La vengeance de l'Insoumis. Le 31 janvier dernier, dans une longue enquête baptisée "Affaire Macron-Benalla : les enregistrements qui changent tout", "Mediapart" avait publié plusieurs extraits sonores compromettants pour Alexandre Benalla, l'ex-collaborateur d'Emmanuel Macron, mis en examen à deux reprises, pour des violences commises à l'encontre de manifestants le 1er mai à Paris, mais aussi suite à l'usage abusif de ses passeports diplomatiques.
Hier, deux magistrats, accompagnés de trois policiers, se sont rendus dans les locaux de la rédaction de "Mediapart", en vue d'une perquisition dans le cadre d'une enquête ouverte par le parquet pour atteinte à la vie privée d'Alexandre Benalla. Une perquisition à laquelle s'est opposée le pure-player, au nom de la protection des sources, et comme la loi le permet lorsqu'il s'agit d'une enquête préliminaire. "Cette enquête, qui vise les enregistrements révélés par 'Mediapart', est susceptible d'atteindre le secret des sources de notre journal. C'est pourquoi nous avons refusé cette perquisition, un acte inédit - et particulièrement grave - dans l'histoire de 'Mediapart'", a dénoncé hier le site d'information dans un tweet.
"Cette perquisition est une mise en danger majeure de nos sources. C'est une situation extravagante. Le procureur n'a pas exclu de revenir avec un mandat du juge des libertés et des détentions, qui rendrait la perquisition coercitive", a précisé hier le journaliste Fabrice Arfi, lors d'une conférence de presse organisée au siège du journal.
Cet événement a en tout cas vivement inspiré Jean-Luc Mélenchon qui s'est fendu hier soir d'un long édito sur son blog personnel. Après avoir rappelé la perquisition que son mouvement avait connu en octobre dernier, le chef de file des Insoumis s'est plaint du silence du site d'information à l'époque. "'Mediapart ne s'étonna de rien, approuva tout, se tut sur tout ce qui à l'évidence sentait à plein nez l'instrumentalisation politique de la justice et de la police. Rien sur les liens politiques entre les décideurs de l'opération, rien sur l'anomalie d'une opération construite sur deux simples dénonciations", a déploré le député. Et d'ajouter : "Au contraire, 'Mediapart' a organisé une croisade de presse contre moi le jour même pour crime de lèse-majesté médiatique. 'Mediapart' a tout justifié, tout validé."
Jean-Luc Mélenchon a poursuivi sur le même ton : "'Mediapart' a diffusé des mensonges délibérés comme celui d'après lequel nous aurions été prévenus de longue date de ces perquisitions. 'Mediapart' a fait tout ce qui lui était possible pour salir nos personnes, notre honneur, nos vies personnelles. 'Mediapart' a été dans cette circonstance le chien de garde zélé des basses besognes de la Macronie."

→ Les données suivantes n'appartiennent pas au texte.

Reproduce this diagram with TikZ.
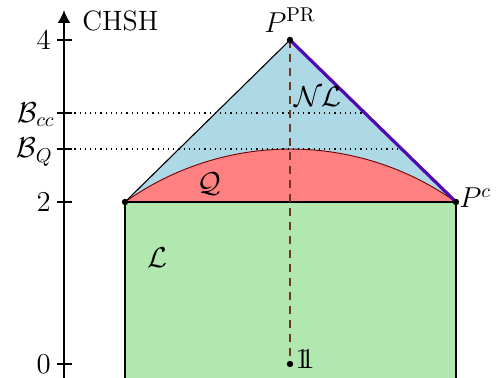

"Mais voilà que l'arroseur est arrosé. 'Mediapart' est pris à son tour dans les manipulations de coups tordus entre divers étages de la police et de la justice", s'est moqué Jean-Luc Melenchon, écrivant par la suite : "Les médias, la police et la justice fonctionnent en circuit fermé depuis des années. Les uns achètent des informations à certains des autres qui ne devraient pas les vendre". Selon lui, "'Mediapart' aurait dû comprendre à temps ce que signifiait l'agression contre 'La France insoumise', les inquisitions sous prétexte de dossiers bidonnés" et "aurait dû se rendre compte que le pouvoir macroniste voulait seulement ouvrir un feuilleton judiciaire à rebondissements contre (lui)".
Toutefois, même s'il a estimé "discutables" et "détestables" les méthodes de "Mediapart", Jean-Luc Mélenchon a assuré qu'il voulait défendre la liberté de la presse. "Il faut comprendre que le coup porté contre la rédaction de 'Mediapart' en annonce d'autres contre d'autres rédactions (...) Ce qui est fait à 'Mediapart' prépare d'autres mauvais coups de même nature contre d'autres médias ou d'autres formations politiques", a-t-il souligné. Et de conclure : "Que 'Mediapart' n'oublie pas ses erreurs s'il veut être utile au moment qui commence. Nous, nous n'oublierons pas que nos principes doivent profiter aussi à nos adversaires, même les moins sympathiques."